*Task brief*
Identify the lines that contain the string "React", then copy each of them.

*Given information*
* BEGIN *
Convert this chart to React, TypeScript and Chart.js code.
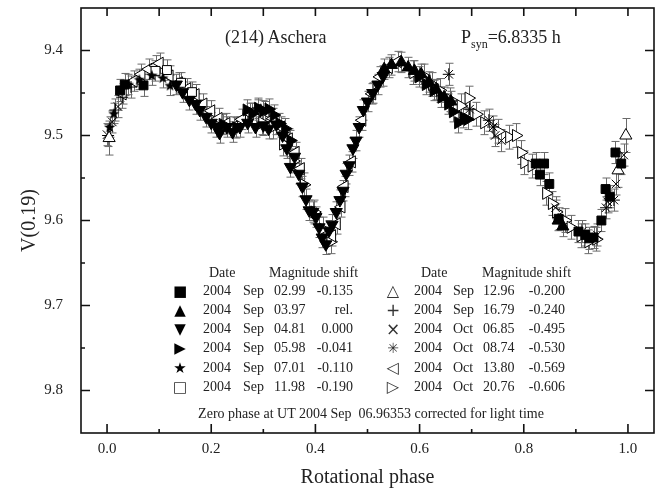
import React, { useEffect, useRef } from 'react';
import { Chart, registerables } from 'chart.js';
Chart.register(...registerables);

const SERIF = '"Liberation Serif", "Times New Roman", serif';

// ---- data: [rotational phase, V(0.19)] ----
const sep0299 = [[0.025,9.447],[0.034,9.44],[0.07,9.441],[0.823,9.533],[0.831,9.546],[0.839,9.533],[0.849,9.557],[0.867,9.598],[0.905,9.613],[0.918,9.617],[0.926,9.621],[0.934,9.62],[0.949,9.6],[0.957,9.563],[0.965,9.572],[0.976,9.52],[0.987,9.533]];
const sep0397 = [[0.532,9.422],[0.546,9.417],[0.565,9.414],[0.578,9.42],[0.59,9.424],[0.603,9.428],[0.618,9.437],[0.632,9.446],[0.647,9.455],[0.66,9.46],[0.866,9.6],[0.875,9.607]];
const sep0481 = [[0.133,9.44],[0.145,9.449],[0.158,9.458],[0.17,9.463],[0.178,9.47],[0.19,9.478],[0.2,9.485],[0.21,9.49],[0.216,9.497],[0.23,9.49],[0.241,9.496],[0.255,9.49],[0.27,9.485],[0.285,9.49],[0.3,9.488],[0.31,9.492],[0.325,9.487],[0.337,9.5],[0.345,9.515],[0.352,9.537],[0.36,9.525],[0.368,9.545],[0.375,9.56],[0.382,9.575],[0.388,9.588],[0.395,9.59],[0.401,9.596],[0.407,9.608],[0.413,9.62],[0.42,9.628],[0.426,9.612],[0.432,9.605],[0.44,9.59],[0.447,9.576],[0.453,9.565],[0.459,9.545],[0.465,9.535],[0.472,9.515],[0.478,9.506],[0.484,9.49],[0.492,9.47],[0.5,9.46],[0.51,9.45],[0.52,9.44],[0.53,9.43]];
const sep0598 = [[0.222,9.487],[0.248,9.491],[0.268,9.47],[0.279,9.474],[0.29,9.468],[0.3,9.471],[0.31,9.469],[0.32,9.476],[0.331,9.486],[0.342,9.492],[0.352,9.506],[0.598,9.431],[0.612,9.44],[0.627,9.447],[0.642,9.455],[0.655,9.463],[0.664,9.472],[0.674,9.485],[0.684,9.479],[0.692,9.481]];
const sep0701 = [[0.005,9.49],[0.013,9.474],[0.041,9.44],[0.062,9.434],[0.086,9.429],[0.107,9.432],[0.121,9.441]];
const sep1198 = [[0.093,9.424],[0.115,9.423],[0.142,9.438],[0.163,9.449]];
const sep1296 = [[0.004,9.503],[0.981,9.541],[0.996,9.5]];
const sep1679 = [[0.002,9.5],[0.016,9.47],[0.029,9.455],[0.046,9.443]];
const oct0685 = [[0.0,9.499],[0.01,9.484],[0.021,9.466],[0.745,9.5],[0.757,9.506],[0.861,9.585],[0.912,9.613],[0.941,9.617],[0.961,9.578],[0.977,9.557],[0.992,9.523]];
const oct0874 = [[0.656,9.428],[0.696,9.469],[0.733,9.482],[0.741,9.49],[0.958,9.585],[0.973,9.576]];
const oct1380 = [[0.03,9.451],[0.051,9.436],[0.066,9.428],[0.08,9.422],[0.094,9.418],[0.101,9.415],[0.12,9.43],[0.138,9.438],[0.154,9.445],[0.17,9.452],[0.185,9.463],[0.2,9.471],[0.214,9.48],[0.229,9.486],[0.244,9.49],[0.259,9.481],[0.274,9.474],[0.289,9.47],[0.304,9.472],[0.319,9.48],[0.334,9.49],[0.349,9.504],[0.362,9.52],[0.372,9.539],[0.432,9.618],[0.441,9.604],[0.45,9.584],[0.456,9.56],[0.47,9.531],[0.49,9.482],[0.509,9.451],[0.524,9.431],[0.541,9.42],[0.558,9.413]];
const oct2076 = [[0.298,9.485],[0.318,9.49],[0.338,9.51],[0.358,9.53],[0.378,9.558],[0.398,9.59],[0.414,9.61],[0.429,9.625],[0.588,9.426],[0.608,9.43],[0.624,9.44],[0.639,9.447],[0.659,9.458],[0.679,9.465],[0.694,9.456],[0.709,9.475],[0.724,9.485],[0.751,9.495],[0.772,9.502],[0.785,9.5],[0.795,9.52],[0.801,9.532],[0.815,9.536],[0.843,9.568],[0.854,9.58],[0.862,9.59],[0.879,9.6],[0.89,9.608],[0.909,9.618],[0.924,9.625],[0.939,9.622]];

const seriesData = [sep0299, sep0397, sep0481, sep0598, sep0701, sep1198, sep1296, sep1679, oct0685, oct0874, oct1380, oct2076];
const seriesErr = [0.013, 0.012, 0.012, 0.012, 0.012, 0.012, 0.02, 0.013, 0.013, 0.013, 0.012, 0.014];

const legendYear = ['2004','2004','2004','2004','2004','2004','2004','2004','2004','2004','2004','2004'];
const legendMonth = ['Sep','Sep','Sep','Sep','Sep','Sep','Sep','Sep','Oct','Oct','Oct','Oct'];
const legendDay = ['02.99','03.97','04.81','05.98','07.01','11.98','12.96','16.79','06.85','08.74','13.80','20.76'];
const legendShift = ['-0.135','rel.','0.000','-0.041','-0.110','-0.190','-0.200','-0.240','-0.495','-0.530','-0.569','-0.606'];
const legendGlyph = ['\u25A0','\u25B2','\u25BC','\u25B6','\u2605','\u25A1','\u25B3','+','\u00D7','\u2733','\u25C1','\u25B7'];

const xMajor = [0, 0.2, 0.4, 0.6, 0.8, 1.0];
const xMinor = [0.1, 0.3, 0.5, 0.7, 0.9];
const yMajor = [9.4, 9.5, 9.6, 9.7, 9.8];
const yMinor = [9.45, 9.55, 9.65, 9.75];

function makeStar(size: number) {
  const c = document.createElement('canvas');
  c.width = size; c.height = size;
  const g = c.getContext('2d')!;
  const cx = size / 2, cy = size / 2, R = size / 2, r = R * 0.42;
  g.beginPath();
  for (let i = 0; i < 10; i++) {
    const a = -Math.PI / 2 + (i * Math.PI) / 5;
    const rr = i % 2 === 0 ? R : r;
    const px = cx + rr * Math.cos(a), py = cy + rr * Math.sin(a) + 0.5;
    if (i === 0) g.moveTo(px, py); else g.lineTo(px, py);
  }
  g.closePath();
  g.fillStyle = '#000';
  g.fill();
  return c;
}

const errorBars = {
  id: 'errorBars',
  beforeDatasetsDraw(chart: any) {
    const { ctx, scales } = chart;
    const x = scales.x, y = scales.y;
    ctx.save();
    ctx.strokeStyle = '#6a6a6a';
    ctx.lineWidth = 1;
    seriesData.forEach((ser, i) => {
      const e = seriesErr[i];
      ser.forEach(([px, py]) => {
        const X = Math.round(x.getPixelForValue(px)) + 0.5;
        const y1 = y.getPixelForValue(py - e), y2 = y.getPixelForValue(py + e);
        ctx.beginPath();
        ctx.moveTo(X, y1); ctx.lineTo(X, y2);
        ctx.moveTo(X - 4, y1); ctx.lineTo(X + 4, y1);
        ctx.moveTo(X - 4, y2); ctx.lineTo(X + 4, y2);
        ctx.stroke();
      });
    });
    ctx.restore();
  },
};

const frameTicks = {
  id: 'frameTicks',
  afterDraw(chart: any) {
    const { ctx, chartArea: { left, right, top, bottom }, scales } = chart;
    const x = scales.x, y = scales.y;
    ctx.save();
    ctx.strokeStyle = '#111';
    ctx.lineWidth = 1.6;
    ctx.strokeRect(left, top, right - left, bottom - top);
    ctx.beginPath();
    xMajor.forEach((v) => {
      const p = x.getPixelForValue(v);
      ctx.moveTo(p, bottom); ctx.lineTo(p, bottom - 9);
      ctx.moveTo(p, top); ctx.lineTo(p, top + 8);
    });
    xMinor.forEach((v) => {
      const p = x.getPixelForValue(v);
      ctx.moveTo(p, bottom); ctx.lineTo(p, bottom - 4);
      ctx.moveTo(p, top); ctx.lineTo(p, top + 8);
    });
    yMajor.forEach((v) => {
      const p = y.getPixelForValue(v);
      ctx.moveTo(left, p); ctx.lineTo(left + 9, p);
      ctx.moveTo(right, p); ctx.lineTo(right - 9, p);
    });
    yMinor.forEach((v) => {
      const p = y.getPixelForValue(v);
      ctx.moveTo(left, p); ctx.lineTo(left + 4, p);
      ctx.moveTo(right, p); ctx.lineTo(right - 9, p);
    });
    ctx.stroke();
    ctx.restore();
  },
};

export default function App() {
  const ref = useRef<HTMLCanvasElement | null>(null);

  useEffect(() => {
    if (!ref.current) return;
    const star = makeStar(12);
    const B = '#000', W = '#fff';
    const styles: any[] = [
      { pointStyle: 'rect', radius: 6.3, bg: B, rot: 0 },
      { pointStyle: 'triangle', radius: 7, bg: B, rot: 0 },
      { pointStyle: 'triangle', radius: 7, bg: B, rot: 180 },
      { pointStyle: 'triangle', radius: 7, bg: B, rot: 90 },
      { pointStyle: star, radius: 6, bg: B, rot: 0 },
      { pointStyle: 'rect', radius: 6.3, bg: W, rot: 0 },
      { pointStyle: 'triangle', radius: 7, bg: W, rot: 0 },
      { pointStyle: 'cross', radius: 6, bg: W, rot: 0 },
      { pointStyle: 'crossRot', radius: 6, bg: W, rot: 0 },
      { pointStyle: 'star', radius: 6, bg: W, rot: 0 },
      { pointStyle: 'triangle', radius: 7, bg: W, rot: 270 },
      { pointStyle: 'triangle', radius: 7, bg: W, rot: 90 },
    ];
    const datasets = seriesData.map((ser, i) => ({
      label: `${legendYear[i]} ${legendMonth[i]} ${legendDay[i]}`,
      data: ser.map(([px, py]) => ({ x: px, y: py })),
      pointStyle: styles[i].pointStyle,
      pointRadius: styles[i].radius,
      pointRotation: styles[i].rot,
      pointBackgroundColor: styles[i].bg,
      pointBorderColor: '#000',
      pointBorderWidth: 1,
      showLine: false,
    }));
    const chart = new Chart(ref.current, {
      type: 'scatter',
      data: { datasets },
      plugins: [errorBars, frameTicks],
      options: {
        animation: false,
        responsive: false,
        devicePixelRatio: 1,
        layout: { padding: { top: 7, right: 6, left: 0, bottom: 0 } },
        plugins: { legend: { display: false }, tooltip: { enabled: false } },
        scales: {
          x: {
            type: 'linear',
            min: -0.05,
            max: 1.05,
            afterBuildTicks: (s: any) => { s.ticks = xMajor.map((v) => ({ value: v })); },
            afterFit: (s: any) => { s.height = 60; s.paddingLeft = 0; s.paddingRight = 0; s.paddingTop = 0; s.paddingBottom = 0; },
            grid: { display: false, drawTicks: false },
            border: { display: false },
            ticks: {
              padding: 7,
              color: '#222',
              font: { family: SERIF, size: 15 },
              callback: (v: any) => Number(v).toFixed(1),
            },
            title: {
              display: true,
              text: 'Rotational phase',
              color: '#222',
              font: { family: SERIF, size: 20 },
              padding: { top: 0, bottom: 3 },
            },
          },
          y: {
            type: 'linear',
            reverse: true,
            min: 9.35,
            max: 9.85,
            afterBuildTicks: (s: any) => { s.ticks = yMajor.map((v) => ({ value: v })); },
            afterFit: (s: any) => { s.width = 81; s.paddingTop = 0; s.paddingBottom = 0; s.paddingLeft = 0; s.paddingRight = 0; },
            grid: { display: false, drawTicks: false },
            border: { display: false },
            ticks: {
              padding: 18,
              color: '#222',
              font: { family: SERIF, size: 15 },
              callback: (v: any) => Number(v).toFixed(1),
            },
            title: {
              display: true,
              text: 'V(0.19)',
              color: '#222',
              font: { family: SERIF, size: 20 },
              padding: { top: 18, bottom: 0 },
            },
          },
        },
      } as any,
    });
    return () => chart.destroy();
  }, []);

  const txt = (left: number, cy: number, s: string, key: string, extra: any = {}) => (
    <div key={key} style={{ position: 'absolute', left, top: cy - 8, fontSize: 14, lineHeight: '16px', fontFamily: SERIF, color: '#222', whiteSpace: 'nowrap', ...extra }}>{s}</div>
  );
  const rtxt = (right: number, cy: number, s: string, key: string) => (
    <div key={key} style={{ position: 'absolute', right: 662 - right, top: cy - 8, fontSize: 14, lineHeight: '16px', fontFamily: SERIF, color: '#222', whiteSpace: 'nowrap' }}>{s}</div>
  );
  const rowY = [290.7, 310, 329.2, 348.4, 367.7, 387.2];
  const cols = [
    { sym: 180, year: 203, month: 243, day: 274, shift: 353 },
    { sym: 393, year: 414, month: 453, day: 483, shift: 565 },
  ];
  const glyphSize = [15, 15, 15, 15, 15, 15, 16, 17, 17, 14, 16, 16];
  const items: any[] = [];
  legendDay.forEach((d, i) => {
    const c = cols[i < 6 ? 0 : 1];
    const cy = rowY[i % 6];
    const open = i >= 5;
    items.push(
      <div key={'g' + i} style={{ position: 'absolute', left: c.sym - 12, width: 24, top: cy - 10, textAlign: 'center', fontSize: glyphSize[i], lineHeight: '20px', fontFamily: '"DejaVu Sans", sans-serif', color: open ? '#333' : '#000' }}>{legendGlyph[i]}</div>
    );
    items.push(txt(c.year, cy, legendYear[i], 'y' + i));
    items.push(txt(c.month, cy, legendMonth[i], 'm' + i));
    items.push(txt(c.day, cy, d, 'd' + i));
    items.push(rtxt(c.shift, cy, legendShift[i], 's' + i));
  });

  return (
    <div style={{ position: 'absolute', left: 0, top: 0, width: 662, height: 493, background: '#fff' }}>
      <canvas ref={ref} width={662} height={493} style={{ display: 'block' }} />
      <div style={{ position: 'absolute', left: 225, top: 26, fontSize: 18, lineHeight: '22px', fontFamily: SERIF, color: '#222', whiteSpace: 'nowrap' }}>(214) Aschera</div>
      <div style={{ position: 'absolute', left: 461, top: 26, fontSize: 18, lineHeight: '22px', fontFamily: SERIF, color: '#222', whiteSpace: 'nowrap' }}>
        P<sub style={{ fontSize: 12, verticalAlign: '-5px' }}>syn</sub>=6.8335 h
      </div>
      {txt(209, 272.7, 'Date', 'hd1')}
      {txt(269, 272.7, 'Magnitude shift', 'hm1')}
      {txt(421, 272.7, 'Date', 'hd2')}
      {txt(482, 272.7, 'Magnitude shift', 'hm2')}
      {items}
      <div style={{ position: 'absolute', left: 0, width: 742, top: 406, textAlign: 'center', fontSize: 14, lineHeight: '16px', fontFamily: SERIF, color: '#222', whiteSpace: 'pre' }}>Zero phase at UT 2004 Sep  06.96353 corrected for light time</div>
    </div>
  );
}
* END *
*Answer for the task*
Convert this chart to React, TypeScript and Chart.js code.
import React, { useEffect, useRef } from 'react';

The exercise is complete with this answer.